In C&EN, "Proposed names for intermolecular forces"
Via C&EN, this letter:
What is a protopole?
After having spent my career at Henry Ford College (HFC), once Henry Ford Community College in lovely Dearborn, Michigan, as an adjunct in 1995 and then as a full-timer in ’98, on the eve of my retirement, I find it somehow fitting to submit my first letter to C&EN. First, a shout-out to the HFC faculty, staff, administration, and most of all, my students, who helped make this a career beyond what I could have imagined. Thank you all!.
Over the years, I have enjoyed giving a colorful rant about what a disservice we are doing to our students when we chemistry instructors force them to first learn the concept of hydrogen bonding and then the next week tell them that during a chemical change, bonds are broken or made. The students who remain on top of things put this together after 2 weeks: “So when you boil water, you are breaking hydrogen bonds; therefore, that must be a chemical change.” Then we say, “No, hydrogen bonds are intermolecular forces, not bonds, so that is not a chemical change but, rather, a physical one.”

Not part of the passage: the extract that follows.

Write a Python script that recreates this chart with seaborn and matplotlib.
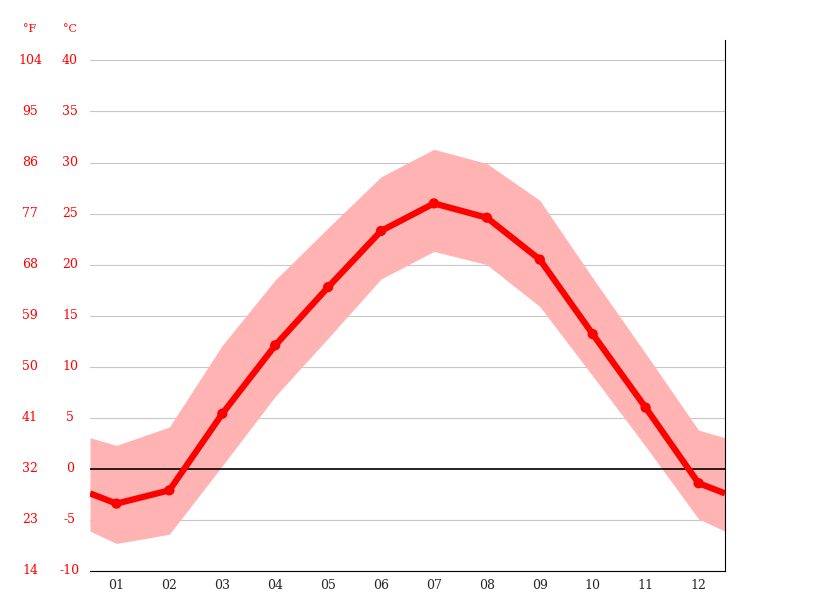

Do you see how ridiculous we sound when forced to say a bond is not a bond? The students who are less on top of things just think, “Chemistry is too hard. How can I ever get this?” With this in mind, I have the following simplified names for the three major intermolecular forces:
- Old name: hydrogen bond
- New name: protopole
- Old name: dipole-dipole attraction
- New name: dipole-dipole attraction (keep that one; it is good!)
- Old name: London forces/van der Waals forces
- New name: vacillipole
I feel that keeping pole in each name will help students. The word vacillate serves us well in science and English, ergo the last suggestion. As for London and van der Waals, don’t get me started on scientists and their love of putting their names on things. This is an equal disservice to our students, who have to learn both the concepts of science and the names of people who think they discovered something that has existed for billions of years. This is not your discovery, “Dr.” Columbus! I don’t want to sound disrespectful to the wonderful work of our dedicated predecessors, but should we remove some of these barriers to learning, perhaps chemistry can be made more understandable and easier to learn (even though I would lose my opportunity to rant).
Todd Whitaker
Eastpointe, Michigan
I think "hydrogen bond" is going to stay, but "protopole" and "vacillipole" are definitely memorable.